Input rows:
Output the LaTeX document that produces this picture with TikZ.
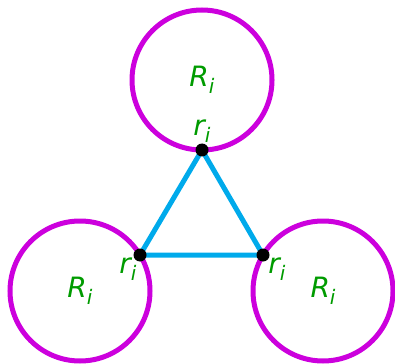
\documentclass[tikz,border=0pt]{standalone}
\usepackage{fontspec}
\setmainfont{DejaVu Sans}
\usepackage{tikz}
\usetikzlibrary{positioning}
\definecolor{RingColor}{RGB}{204,0,221}
\definecolor{EdgeColor}{RGB}{0,170,235}
\definecolor{LabelColor}{RGB}{0,155,0}
\newcommand{\symb}[1]{{\itshape #1\raisebox{-0.45ex}{\fontsize{20}{20}\selectfont i}}}

\begin{document}
\begin{tikzpicture}[
    x=1pt, y=-1pt,
    ring/.style={circle, draw=RingColor, line width=5pt, minimum size=140pt, inner sep=0pt},
    vertex/.style={circle, fill=black, minimum size=13pt, inner sep=0pt},
    edge/.style={draw=EdgeColor, line width=5pt, line join=round},
    lbl/.style={text=LabelColor, font=\fontsize{28}{32}\selectfont, inner sep=0pt},
]
\useasboundingbox (0,0) rectangle (395,363);

% big circles
\node[ring] (top) at (202,80) {};
\node[ring] (left) at (80,291) {};
\node[ring] (right) at (323,291) {};

% contact points
\coordinate (vt) at (202,150);
\coordinate (vl) at (140,255);
\coordinate (vr) at (263,255);

% triangle
\draw[edge] (vt) -- (vl) -- (vr) -- cycle;

\node[vertex] (dt) at (vt) {};
\node[vertex] (dl) at (vl) {};
\node[vertex] (dr) at (vr) {};

% labels
\node[lbl] (Rt) at (202,80) {\symb{R}};
\node[lbl] (Rl) at (80,291) {\symb{R}};
\node[lbl] (Rr) at (323,291) {\symb{R}};
\node[lbl] (rt) at (202,131) {\symb{r}};
\node[lbl] (rl) at (128,269) {\symb{r}};
\node[lbl] (rr) at (277,269) {\symb{r}};
\end{tikzpicture}
\end{document}
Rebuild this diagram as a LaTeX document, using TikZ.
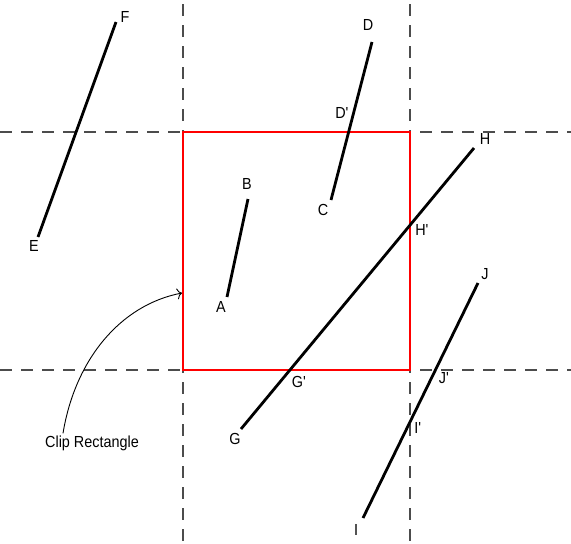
\documentclass[tikz,border=0pt]{standalone}
\usepackage{fontspec}
\setmainfont{Liberation Sans}[FakeStretch=0.9]
\usetikzlibrary{arrows.meta}
\newcommand{\clipprime}{\textquotesingle}
\tikzset{
	clipguide/.style={draw=black!70,line width=1.1pt,dash pattern=on 12pt off 9pt},
	cliprect/.style={draw=red,line width=2.4pt},
	clipseg/.style={draw=black,line width=2.8pt},
	cliplbl/.style={inner sep=0pt,font=\fontsize{16}{18}\selectfont},
	cliparrow/.style={draw=black,line width=0.9pt,-{To[length=5pt,width=11pt]}}
}
\begin{document}
\begin{tikzpicture}[x=1pt,y=-1pt]
	\useasboundingbox (0,0) rectangle (571,544);
	% guide lines through the clip edges
	\draw[clipguide] (0,132)--(571,132) (0,370)--(571,370);
	\draw[clipguide] (183,4)--(183,544) (410,4)--(410,544);
	\draw[cliprect] (183,132) rectangle (410,370);
	% segment end points
	\coordinate (F) at (116,22);
	\coordinate (E) at (38,237);
	\coordinate (D) at (372,42);
	\coordinate (C) at (331,200);
	\coordinate (B) at (248,199);
	\coordinate (A) at (227,297);
	\coordinate (H) at (474,148);
	\coordinate (G) at (241,429);
	\coordinate (J) at (478,283);
	\coordinate (I) at (363,518);
	\draw[clipseg] (F)--(E) (D)--(C) (B)--(A) (H)--(G) (J)--(I);
	% labels
	\node[cliplbl] (lF) at (125,17) {F};
	\node[cliplbl] (lE) at (34,246) {E};
	\node[cliplbl] (lD) at (368,25) {D};
	\node[cliplbl] (lDp) at (342,113) {D\clipprime};
	\node[cliplbl] (lC) at (323,210) {C};
	\node[cliplbl] (lB) at (247,184) {B};
	\node[cliplbl] (lA) at (221,307) {A};
	\node[cliplbl] (lH) at (485,139) {H};
	\node[cliplbl] (lHp) at (422,230) {H\clipprime};
	\node[cliplbl] (lGp) at (299,382) {G\clipprime};
	\node[cliplbl] (lG) at (235,439) {G};
	\node[cliplbl] (lJ) at (485,274) {J};
	\node[cliplbl] (lJp) at (444,378) {J\clipprime};
	\node[cliplbl] (lIp) at (418,428) {I\clipprime};
	\node[cliplbl] (lI) at (356,530) {I};
	\node[cliplbl] (clipname) at (92,443) {Clip Rectangle};
	\coordinate (cliptip) at (182,293);
	\draw[cliparrow] ([xshift=-29pt,yshift=2pt]clipname.north) .. controls (75,360) and (120,305) .. (cliptip);
\end{tikzpicture}
\end{document}
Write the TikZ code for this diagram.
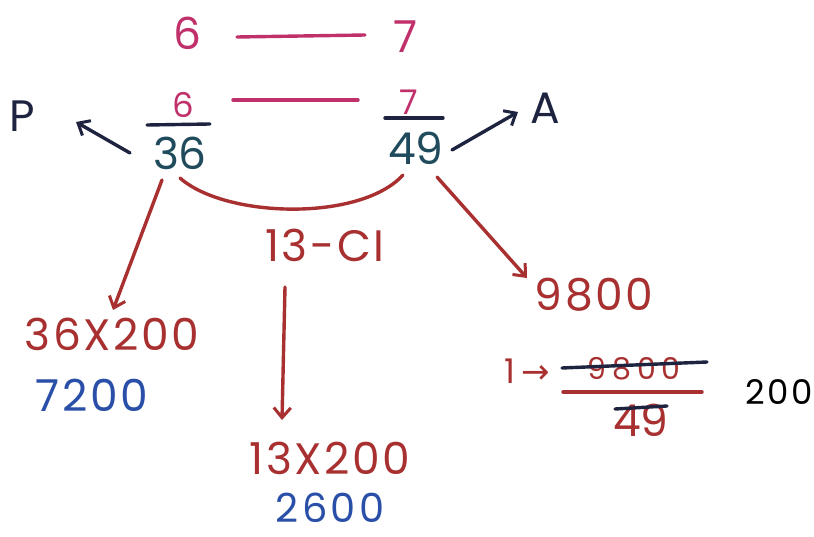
\documentclass[tikz,border=0pt]{standalone}
\usepackage{fontspec}
\setmainfont{Poppins}
\newfontfamily\symfont{DejaVu Sans}
\usetikzlibrary{arrows.meta}
\definecolor{mag}{HTML}{C0306A}
\definecolor{teal}{HTML}{1F4B5C}
\definecolor{rbr}{HTML}{A83030}
\definecolor{blu}{HTML}{2A4FA8}
\definecolor{nav}{HTML}{1E2440}
\tikzset{
  txt/.style={inner sep=0pt, font=\fontsize{44}{48}\selectfont},
  sml/.style={inner sep=0pt, font=\fontsize{34}{38}\selectfont},
  wide/.style={inner sep=0pt, font=\fontsize{44}{48}\selectfont\addfontfeatures{LetterSpace=6}},
  ln/.style={line width=3.4pt, line cap=round},
  arr/.style={ln, -{Straight Barb[length=10pt,width=17pt,line width=3pt]}},
}
\begin{document}
\begin{tikzpicture}[x=1pt,y=-1pt]
\useasboundingbox[fill=white] (0,0) rectangle (814,537);
% top row
\node[txt,mag] (s6) at (187,33) {6};
\node[txt,mag] (s7) at (406,37) {7};
\draw[ln,mag] (237,37) coordinate (l1a) -- (365,35) coordinate (l1b);
% fraction row
\node[sml,mag] (f6) at (183,105) {6};
\node[sml,mag] (f7) at (409,102) {7};
\draw[ln,mag] (233,100) coordinate (l2a) -- (358,100) coordinate (l2b);
\draw[ln,nav] (147,125) coordinate (b1a) -- (210,124) coordinate (b1b);
\draw[ln,nav] (385,118) coordinate (b2a) -- (443,118) coordinate (b2b);
\node[txt,teal] (d36) at (180,153) {36};
\node[txt,teal] (d49) at (416,148) {49};
% P and A
\node[txt,nav] (P) at (22,116) {P};
\node[txt,nav] (A) at (545,108) {A};
\draw[arr,nav] (130,153) coordinate (pst) -- (76,122) coordinate (pend);
\draw[arr,nav] (452,150) coordinate (ast) -- (518,112) coordinate (aend);
% curve
\draw[ln,rbr] (180,178) coordinate (ca) .. controls (225,218) and (360,222) .. (403,175) coordinate (cb);
\node[wide,rbr] (ci) at (325,245) {13-CI};
% left branch
\node[wide,rbr] (m1) at (112,334) {36X200};
\node[wide,blu] (r1) at (92,395) {7200};
\draw[arr,rbr] (162,180) coordinate (la) -- (113,310) coordinate (lb);
% middle branch
\node[wide,rbr] (m2) at (330,458) {13X200};
\node[wide,blu,font=\fontsize{40}{44}\selectfont\addfontfeatures{LetterSpace=8},anchor=base] (r2) at (330,522) {2600};
\draw[arr,rbr] (285,287) coordinate (ma) -- (282,420) coordinate (mb);
% right branch
\node[wide,rbr] (n98) at (594,295) {9800};
\draw[arr,rbr] (437,177) coordinate (ra) -- (527,278) coordinate (rb);
\node[sml,rbr] (one) at (527,371) {1\,{\symfont\fontsize{34}{38}\selectfont→}};
\node[sml,rbr,font=\fontsize{30}{34}\selectfont\addfontfeatures{LetterSpace=20}] (num) at (634,369) {9800};
\node[txt,rbr] (den) at (641,420) {49};
\draw[ln,rbr] (563,392) coordinate (fa) -- (702,392) coordinate (fb);
\draw[ln,nav] (562,368) coordinate (sa) -- (707,362) coordinate (sb);
\draw[ln,nav] (615,409) coordinate (ta) -- (667,406) coordinate (tb);
\node[sml,black,font=\fontsize{34}{38}\selectfont\addfontfeatures{LetterSpace=8}] (res) at (779,392) {200};
\end{tikzpicture}
\end{document}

Stated problem:
Skip every picture and return the lines above from the top through the one that contains "(vr) -- cycle;".

Solution for this task:
Output the LaTeX document that produces this picture with TikZ.
\documentclass[tikz,border=0pt]{standalone}
\usepackage{fontspec}
\setmainfont{DejaVu Sans}
\usepackage{tikz}
\usetikzlibrary{positioning}
\definecolor{RingColor}{RGB}{204,0,221}
\definecolor{EdgeColor}{RGB}{0,170,235}
\definecolor{LabelColor}{RGB}{0,155,0}
\newcommand{\symb}[1]{{\itshape #1\raisebox{-0.45ex}{\fontsize{20}{20}\selectfont i}}}

\begin{document}
\begin{tikzpicture}[
    x=1pt, y=-1pt,
    ring/.style={circle, draw=RingColor, line width=5pt, minimum size=140pt, inner sep=0pt},
    vertex/.style={circle, fill=black, minimum size=13pt, inner sep=0pt},
    edge/.style={draw=EdgeColor, line width=5pt, line join=round},
    lbl/.style={text=LabelColor, font=\fontsize{28}{32}\selectfont, inner sep=0pt},
]
\useasboundingbox (0,0) rectangle (395,363);

% big circles
\node[ring] (top) at (202,80) {};
\node[ring] (left) at (80,291) {};
\node[ring] (right) at (323,291) {};

% contact points
\coordinate (vt) at (202,150);
\coordinate (vl) at (140,255);
\coordinate (vr) at (263,255);

% triangle
\draw[edge] (vt) -- (vl) -- (vr) -- cycle;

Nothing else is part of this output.